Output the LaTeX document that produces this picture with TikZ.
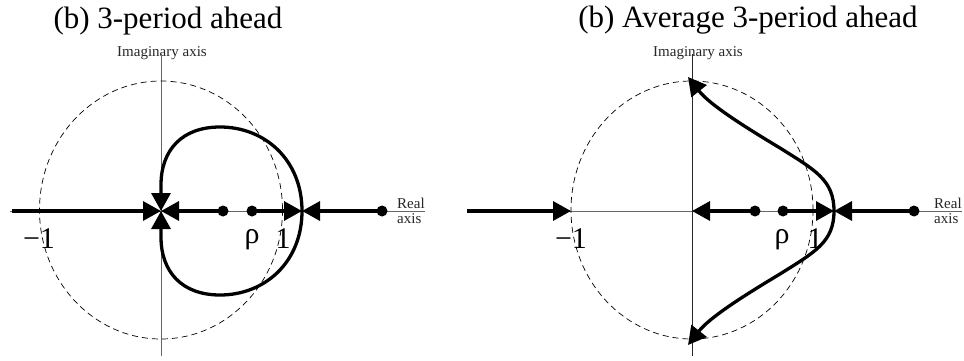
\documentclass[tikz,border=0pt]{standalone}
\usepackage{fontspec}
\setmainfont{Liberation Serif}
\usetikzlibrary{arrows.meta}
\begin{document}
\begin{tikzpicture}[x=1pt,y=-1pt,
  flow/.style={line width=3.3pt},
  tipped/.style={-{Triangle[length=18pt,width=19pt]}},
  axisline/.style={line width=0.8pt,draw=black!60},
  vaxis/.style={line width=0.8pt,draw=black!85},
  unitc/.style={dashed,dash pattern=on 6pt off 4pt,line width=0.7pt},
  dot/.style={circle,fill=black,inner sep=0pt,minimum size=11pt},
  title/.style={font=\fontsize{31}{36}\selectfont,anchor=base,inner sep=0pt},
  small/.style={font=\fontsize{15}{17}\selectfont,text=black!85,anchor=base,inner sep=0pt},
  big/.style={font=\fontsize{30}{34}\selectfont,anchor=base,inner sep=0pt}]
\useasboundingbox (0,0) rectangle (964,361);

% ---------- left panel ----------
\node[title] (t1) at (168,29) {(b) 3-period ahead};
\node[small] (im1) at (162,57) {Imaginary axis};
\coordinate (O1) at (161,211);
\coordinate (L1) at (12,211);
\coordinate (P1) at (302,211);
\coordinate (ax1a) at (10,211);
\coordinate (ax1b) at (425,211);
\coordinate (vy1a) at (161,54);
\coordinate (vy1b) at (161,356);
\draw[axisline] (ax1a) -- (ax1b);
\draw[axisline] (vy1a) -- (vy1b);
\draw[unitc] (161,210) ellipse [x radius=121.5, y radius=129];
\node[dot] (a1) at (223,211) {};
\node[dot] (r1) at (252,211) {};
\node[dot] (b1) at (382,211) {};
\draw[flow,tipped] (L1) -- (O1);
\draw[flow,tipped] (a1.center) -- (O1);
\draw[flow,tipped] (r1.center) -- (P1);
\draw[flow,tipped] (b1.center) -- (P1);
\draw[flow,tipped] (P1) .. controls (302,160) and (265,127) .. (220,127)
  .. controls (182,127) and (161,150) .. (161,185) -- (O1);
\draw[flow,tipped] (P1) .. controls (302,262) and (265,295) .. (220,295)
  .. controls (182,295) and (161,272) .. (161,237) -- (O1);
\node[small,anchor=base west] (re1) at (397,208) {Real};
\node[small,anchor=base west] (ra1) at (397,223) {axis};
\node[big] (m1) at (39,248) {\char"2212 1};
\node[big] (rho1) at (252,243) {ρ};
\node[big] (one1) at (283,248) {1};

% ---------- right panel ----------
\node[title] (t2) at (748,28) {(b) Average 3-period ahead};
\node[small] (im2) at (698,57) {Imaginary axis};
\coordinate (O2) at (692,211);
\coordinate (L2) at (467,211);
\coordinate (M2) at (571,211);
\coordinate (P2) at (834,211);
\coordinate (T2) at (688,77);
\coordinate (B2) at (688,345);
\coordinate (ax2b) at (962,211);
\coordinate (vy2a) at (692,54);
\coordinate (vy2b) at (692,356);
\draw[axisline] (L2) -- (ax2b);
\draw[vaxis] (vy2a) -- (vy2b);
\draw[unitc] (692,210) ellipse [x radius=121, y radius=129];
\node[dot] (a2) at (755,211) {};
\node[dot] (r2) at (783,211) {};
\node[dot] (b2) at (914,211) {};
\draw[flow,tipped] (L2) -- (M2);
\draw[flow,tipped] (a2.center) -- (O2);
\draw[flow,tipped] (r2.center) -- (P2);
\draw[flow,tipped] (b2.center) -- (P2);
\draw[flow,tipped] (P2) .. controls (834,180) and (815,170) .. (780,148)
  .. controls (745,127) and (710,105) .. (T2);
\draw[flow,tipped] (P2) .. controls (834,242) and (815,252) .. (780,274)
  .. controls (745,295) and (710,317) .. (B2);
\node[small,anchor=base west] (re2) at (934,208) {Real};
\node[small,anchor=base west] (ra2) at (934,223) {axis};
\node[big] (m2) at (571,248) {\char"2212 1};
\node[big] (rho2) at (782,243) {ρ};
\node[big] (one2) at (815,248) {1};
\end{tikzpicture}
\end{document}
━━━━━━━━━━━━━━━━━━━━━━━━━━━━━━
→ **Your objective**
Reproduce the material above in full and without alteration, but skip all pictures.

→ **Written answer**
Output the LaTeX document that produces this picture with TikZ.
\documentclass[tikz,border=0pt]{standalone}
\usepackage{fontspec}
\setmainfont{Liberation Serif}
\usetikzlibrary{arrows.meta}
\begin{document}
\begin{tikzpicture}[x=1pt,y=-1pt,
  flow/.style={line width=3.3pt},
  tipped/.style={-{Triangle[length=18pt,width=19pt]}},
  axisline/.style={line width=0.8pt,draw=black!60},
  vaxis/.style={line width=0.8pt,draw=black!85},
  unitc/.style={dashed,dash pattern=on 6pt off 4pt,line width=0.7pt},
  dot/.style={circle,fill=black,inner sep=0pt,minimum size=11pt},
  title/.style={font=\fontsize{31}{36}\selectfont,anchor=base,inner sep=0pt},
  small/.style={font=\fontsize{15}{17}\selectfont,text=black!85,anchor=base,inner sep=0pt},
  big/.style={font=\fontsize{30}{34}\selectfont,anchor=base,inner sep=0pt}]
\useasboundingbox (0,0) rectangle (964,361);

% ---------- left panel ----------
\node[title] (t1) at (168,29) {(b) 3-period ahead};
\node[small] (im1) at (162,57) {Imaginary axis};
\coordinate (O1) at (161,211);
\coordinate (L1) at (12,211);
\coordinate (P1) at (302,211);
\coordinate (ax1a) at (10,211);
\coordinate (ax1b) at (425,211);
\coordinate (vy1a) at (161,54);
\coordinate (vy1b) at (161,356);
\draw[axisline] (ax1a) -- (ax1b);
\draw[axisline] (vy1a) -- (vy1b);
\draw[unitc] (161,210) ellipse [x radius=121.5, y radius=129];
\node[dot] (a1) at (223,211) {};
\node[dot] (r1) at (252,211) {};
\node[dot] (b1) at (382,211) {};
\draw[flow,tipped] (L1) -- (O1);
\draw[flow,tipped] (a1.center) -- (O1);
\draw[flow,tipped] (r1.center) -- (P1);
\draw[flow,tipped] (b1.center) -- (P1);
\draw[flow,tipped] (P1) .. controls (302,160) and (265,127) .. (220,127)
  .. controls (182,127) and (161,150) .. (161,185) -- (O1);
\draw[flow,tipped] (P1) .. controls (302,262) and (265,295) .. (220,295)
  .. controls (182,295) and (161,272) .. (161,237) -- (O1);
\node[small,anchor=base west] (re1) at (397,208) {Real};
\node[small,anchor=base west] (ra1) at (397,223) {axis};
\node[big] (m1) at (39,248) {\char"2212 1};
\node[big] (rho1) at (252,243) {ρ};
\node[big] (one1) at (283,248) {1};

% ---------- right panel ----------
\node[title] (t2) at (748,28) {(b) Average 3-period ahead};
\node[small] (im2) at (698,57) {Imaginary axis};
\coordinate (O2) at (692,211);
\coordinate (L2) at (467,211);
\coordinate (M2) at (571,211);
\coordinate (P2) at (834,211);
\coordinate (T2) at (688,77);
\coordinate (B2) at (688,345);
\coordinate (ax2b) at (962,211);
\coordinate (vy2a) at (692,54);
\coordinate (vy2b) at (692,356);
\draw[axisline] (L2) -- (ax2b);
\draw[vaxis] (vy2a) -- (vy2b);
\draw[unitc] (692,210) ellipse [x radius=121, y radius=129];
\node[dot] (a2) at (755,211) {};
\node[dot] (r2) at (783,211) {};
\node[dot] (b2) at (914,211) {};
\draw[flow,tipped] (L2) -- (M2);
\draw[flow,tipped] (a2.center) -- (O2);
\draw[flow,tipped] (r2.center) -- (P2);
\draw[flow,tipped] (b2.center) -- (P2);
\draw[flow,tipped] (P2) .. controls (834,180) and (815,170) .. (780,148)
  .. controls (745,127) and (710,105) .. (T2);
\draw[flow,tipped] (P2) .. controls (834,242) and (815,252) .. (780,274)
  .. controls (745,295) and (710,317) .. (B2);
\node[small,anchor=base west] (re2) at (934,208) {Real};
\node[small,anchor=base west] (ra2) at (934,223) {axis};
\node[big] (m2) at (571,248) {\char"2212 1};
\node[big] (rho2) at (782,243) {ρ};
\node[big] (one2) at (815,248) {1};
\end{tikzpicture}
\end{document}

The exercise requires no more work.